If sensors were the best at capturing highlights up to the clipping point you'd be able to pull almost infinite high quality details out of the highlights just before they clip. I'm not an engeneer but it is definitely not what I can observe. The bits are there, the details are not.
Almost infinite? I think you mean, 'the maximum detail the system can deliver in the shooting circumstances', don't you?
As I understand, the response of digital imagers is quite different to film in the sense that highlights in film undergo significant compression before total clipping, commonly known as a 'shoulder'.
Digital sensors have a much narrower shoulder. Within half a stop or so, it seems, you can go from a situation of full, uncompressed detail in the highlights to totally blown highlights. There's a much sharper cut-off which presents a major problem for ETTR. It's clearly better to be a 1/2 stop under the correct exposure for ETTR than a 1/2 stop over, if preserving those highlight details is important.

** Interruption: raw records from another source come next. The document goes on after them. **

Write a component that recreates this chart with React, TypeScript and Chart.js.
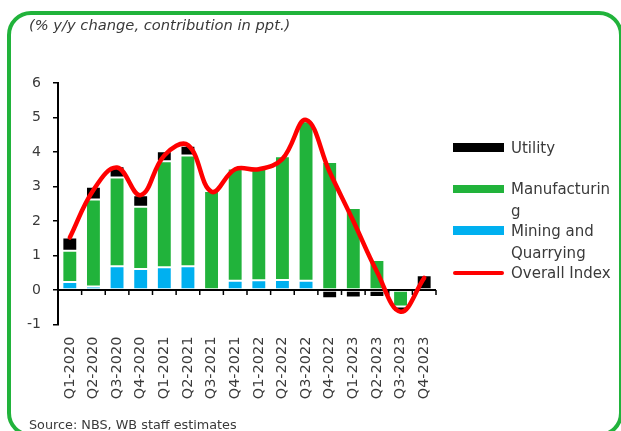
import React, { useEffect, useRef } from "react";
import { Chart, registerables } from "chart.js";

Chart.register(...registerables);

const categories = [
  "Q1-2020", "Q2-2020", "Q3-2020", "Q4-2020",
  "Q1-2021", "Q2-2021", "Q3-2021", "Q4-2021",
  "Q1-2022", "Q2-2022", "Q3-2022", "Q4-2022",
  "Q1-2023", "Q2-2023", "Q3-2023", "Q4-2023",
];
const mining = [0.23, 0.1, 0.69, 0.61, 0.66, 0.69, 0, 0.27, 0.28, 0.29, 0.27, 0, 0, 0, 0, 0];
const manufacturing = [0.91, 2.52, 2.57, 1.8, 3.07, 3.21, 2.87, 3.25, 3.24, 3.59, 4.62, 3.71, 2.38, 0.87, -0.48, 0];
const utility = [0.38, 0.37, 0.33, 0.34, 0.29, 0.28, 0, 0, 0, 0, 0, -0.24, -0.22, -0.2, -0.14, 0.43];
const overall = [1.52, 2.9, 3.55, 2.75, 3.9, 4.2, 2.85, 3.5, 3.5, 3.8, 4.93, 3.42, 2.0, 0.53, -0.63, 0.35];
const yMin = -1;
const yMax = 6;

const GREEN = "#21b33b";
const BLUE = "#00b0f0";
const BLACK = "#000000";
const RED = "#ff0000";
const TEXT = "#3a3a3a";
const FONT = "'DejaVu Sans', 'Noto Sans', sans-serif";

const zeroAxisPlugin = {
  id: "zeroAxis",
  beforeDatasetDraw(chart: any, args: any) {
    if (args.meta.type !== "line") return;
    const { ctx, chartArea, scales } = chart;
    const x = scales.x;
    const y = scales.y;
    const y0 = y.getPixelForValue(0);
    const half = (x.getPixelForValue(1) - x.getPixelForValue(0)) / 2;
    ctx.save();
    ctx.strokeStyle = "#000";
    ctx.lineWidth = 2;
    ctx.beginPath();
    ctx.moveTo(chartArea.left, y0);
    ctx.lineTo(chartArea.right, y0);
    ctx.stroke();
    ctx.lineWidth = 1.5;
    for (let i = 0; i <= categories.length; i++) {
      const px = x.getPixelForValue(i) - half;
      ctx.beginPath();
      ctx.moveTo(px, y0);
      ctx.lineTo(px, y0 + 5);
      ctx.stroke();
    }
    ctx.restore();
  },
};

export default function App() {
  const ref = useRef<HTMLCanvasElement | null>(null);

  useEffect(() => {
    if (!ref.current) return;
    Chart.defaults.font.family = FONT;
    const barCommon = {
      type: "bar" as const,
      borderColor: "rgba(255,255,255,0.55)",
      borderWidth: 1,
      borderSkipped: false,
      categoryPercentage: 1,
      barPercentage: 0.63,
      order: 1,
      stack: "s",
    };
    const chart = new Chart(ref.current, {
      type: "bar",
      data: {
        labels: categories,
        datasets: [
          { ...barCommon, label: "Mining and Quarrying", data: mining, backgroundColor: BLUE },
          { ...barCommon, label: "Manufacturing", data: manufacturing, backgroundColor: GREEN },
          { ...barCommon, label: "Utility", data: utility, backgroundColor: BLACK },
          {
            type: "line",
            label: "Overall Index",
            data: overall,
            borderColor: RED,
            backgroundColor: RED,
            borderWidth: 4.5,
            tension: 0.4,
            pointRadius: 0,
            borderCapStyle: "round",
            borderJoinStyle: "round",
            order: 0,
          } as any,
        ],
      },
      options: {
        responsive: false,
        animation: false,
        devicePixelRatio: 1,
        layout: { padding: { left: 18, right: 185, top: 83, bottom: 6.5 } },
        plugins: {
          legend: { display: false },
          tooltip: { enabled: false },
        },
        scales: {
          x: {
            stacked: true,
            offset: true,
            grid: { display: false, drawTicks: false },
            border: { display: false },
            afterFit: (s: any) => {
              s.height = 100;
            },
            ticks: {
              autoSkip: false,
              minRotation: 90,
              maxRotation: 90,
              padding: 12,
              color: TEXT,
              font: { size: 14.5, family: FONT },
            },
          },
          y: {
            stacked: true,
            min: yMin,
            max: yMax,
            afterFit: (s: any) => {
              s.width = 40;
            },
            grid: {
              display: true,
              drawOnChartArea: false,
              drawTicks: true,
              tickLength: 5,
              color: "#000",
              lineWidth: 1.5,
            },
            border: { display: true, color: "#000", width: 2 },
            ticks: {
              stepSize: 1,
              padding: 12,
              color: TEXT,
              font: { size: 14, family: FONT },
            },
          },
        },
      },
      plugins: [zeroAxisPlugin],
    } as any);
    return () => chart.destroy();
  }, []);

  const legendText: React.CSSProperties = {
    position: "absolute",
    left: 511,
    height: 22,
    lineHeight: "22px",
    fontSize: 15,
    color: TEXT,
    whiteSpace: "nowrap",
    fontFamily: FONT,
  };
  const box = (top: number, h: number, color: string): React.CSSProperties => ({
    position: "absolute",
    left: 453,
    top,
    width: 51,
    height: h,
    background: color,
  });

  return (
    <div
      style={{
        position: "absolute",
        left: 0,
        top: 0,
        width: 621,
        height: 431,
        overflow: "hidden",
        background: "#fff",
        fontFamily: FONT,
      }}
    >
      <div
        style={{
          position: "absolute",
          left: 7,
          top: 11,
          width: 616,
          height: 426,
          boxSizing: "border-box",
          border: `4px solid ${GREEN}`,
          borderRadius: 24,
        }}
      />
      <canvas ref={ref} width={621} height={431} style={{ position: "absolute", left: 0, top: 0 }} />
      <div
        style={{
          position: "absolute",
          left: 29,
          top: 14,
          fontSize: 14.7,
          fontStyle: "italic",
          color: TEXT,
          lineHeight: "22px",
          whiteSpace: "nowrap",
        }}
      >
        (% y/y change, contribution in ppt.)
      </div>
      <div
        style={{
          position: "absolute",
          left: 29,
          top: 415,
          fontSize: 12.8,
          color: TEXT,
          lineHeight: "20px",
          whiteSpace: "nowrap",
        }}
      >
        Source: NBS, WB staff estimates
      </div>
      <div style={box(143, 9, BLACK)} />
      <div style={{ ...legendText, top: 137 }}>Utility</div>
      <div style={box(184.5, 8, GREEN)} />
      <div style={{ ...legendText, top: 178 }}>Manufacturin</div>
      <div style={{ ...legendText, top: 200 }}>g</div>
      <div style={box(226, 9, BLUE)} />
      <div style={{ ...legendText, top: 220 }}>Mining and</div>
      <div style={{ ...legendText, top: 242 }}>Quarrying</div>
      <div
        style={{
          position: "absolute",
          left: 453,
          top: 271,
          width: 51,
          height: 4,
          borderRadius: 2,
          background: RED,
        }}
      />
      <div style={{ ...legendText, top: 262 }}>Overall Index</div>
    </div>
  );
}
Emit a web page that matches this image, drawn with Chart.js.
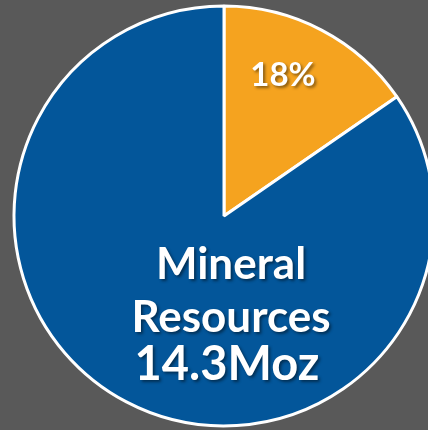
<!DOCTYPE html>
<html>
<head>
<meta charset="utf-8">
<script src="https://cdn.jsdelivr.net/npm/chart.js"></script>
<style>
  html, body { margin: 0; padding: 0; background: #595959; overflow: hidden; }
  .wrap { position: absolute; left: 0; top: 0; width: 448px; height: 432px; }
</style>
</head>
<body>
<div class="wrap"><canvas id="pie"></canvas></div>
<script>
// values in Moz
let labels = ['Other', 'Mineral Resources']
let values = [2.6, 14.3]
let colors = ['#F5A31F', '#03569A']
let resourceName = ['Mineral', 'Resources']
let resourceTotal = '14.3Moz'

let pct = Math.round(values[0] / values[1] * 100) + '%'

// text labels drawn on top of the slices
let textPlugin = {
    id: 'sliceText',
    afterDraw(chart) {
        let ctx = chart.ctx
        let arc = chart.getDatasetMeta(0).data[0]
        let cx = arc.x
        let cy = arc.y
        ctx.save()
        ctx.fillStyle = '#ffffff'
        ctx.textAlign = 'center'
        ctx.textBaseline = 'middle'
        ctx.shadowColor = 'rgba(0,0,0,0.45)'
        ctx.shadowOffsetX = 2
        ctx.shadowOffsetY = 2
        ctx.shadowBlur = 3

        ctx.font = 'bold 33px Lato'
        ctx.fillText(pct, cx + 59, cy - 141)

        ctx.font = 'bold 44px Lato'
        ctx.fillText(resourceName[0], cx + 7, cy + 49)
        ctx.fillText(resourceName[1], cx + 7, cy + 102)

        ctx.font = 'bold 47px Lato'
        ctx.fillText(resourceTotal, cx + 3, cy + 149)
        ctx.restore()
    }
}

let ctx = document.getElementById('pie').getContext('2d')

let myPie = new Chart(ctx, {
    type: 'pie',
    data: {
        labels: labels,
        datasets: [{
            data: values,
            backgroundColor: colors,
            borderColor: '#ffffff',
            borderWidth: 3
        }]
    },
    options: {
        responsive: true,
        maintainAspectRatio: false,
        animation: false,
        radius: 210,
        plugins: {
            legend: { display: false },
            tooltip: { enabled: false }
        }
    },
    plugins: [textPlugin]
})
</script>
</body>
</html>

However, what I've just written is an oversimplification (how could it be otherwise. I'm not even sure I know what I'm talking about ). There's another issue relevant here, which is addressed in another current thread, 'expanding dynamic range'. It is unlikely that all 3 channels in a digital sensor are going to 'blow out' at at the same point. The red channel might blow out first, followed by the blue channel, leaving the green channel as pure luminance. It seems there is no way around this, other than to use the right type of filter in front of the lens and do a 'custom WB' before taking the shot.
Now, just how precise do you want to be in your photography?